A FOG compliance program that withstands inspection has four components. Most facilities only have one — the interceptor.

Baseline characterization. Regular sampling of your discharge before and after the interceptor establishes what your FOG load actually is. This is the starting point for everything else — you cannot size a program, set a pump-out schedule, or defend a compliance record without baseline data. ChemREADY’s Source-to-Discharge™ approach connects process operations to discharge chemistry throughout the system.

Load-based maintenance scheduling. Pump-out frequency should be tied to production volume and cleaning cycle frequency, not a quarterly calendar. High-production periods generate more FOG — the interceptor filling rate should drive the service schedule.

Process-level source control. Knowing which operations contribute most to the FOG load lets you target reduction where it matters. A new product line, a cleaning chemical change, or a shift in production volume should trigger a review of whether the current FOG management approach is still adequate.

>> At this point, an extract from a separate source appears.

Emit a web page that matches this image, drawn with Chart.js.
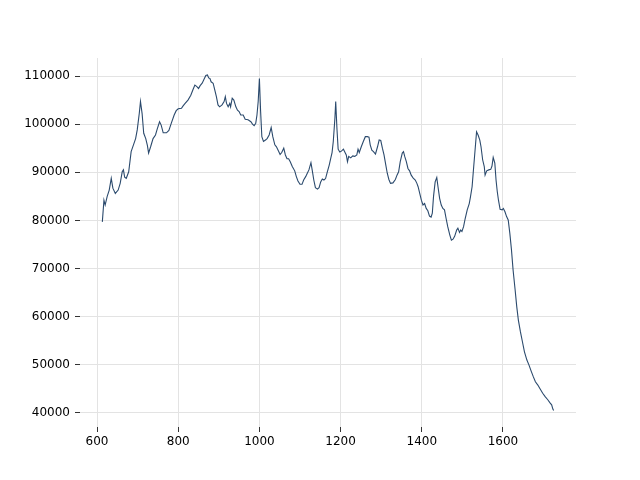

Documentation that demonstrates active management. Records of sampling results, pump-out logs, source control measures, and corrective actions are what convert a physical interceptor into a defensible compliance program. Digital remote monitoring can help connect production data to discharge performance, providing the kind of continuous operational record that supports a compliance defense. The same data-driven approach applies to other emerging discharge requirements — see PFAS permit monitoring for where industrial discharge compliance is heading.

The pretreatment program’s job isn’t to pass the next inspection. It’s to manage discharge consistently so that no inspection becomes a problem. That requires knowing your current discharge profile — and that starts with testing.

If you don’t know what your FOG load looks like on a high-production day, that’s the answer to why this ends up on a violation notice.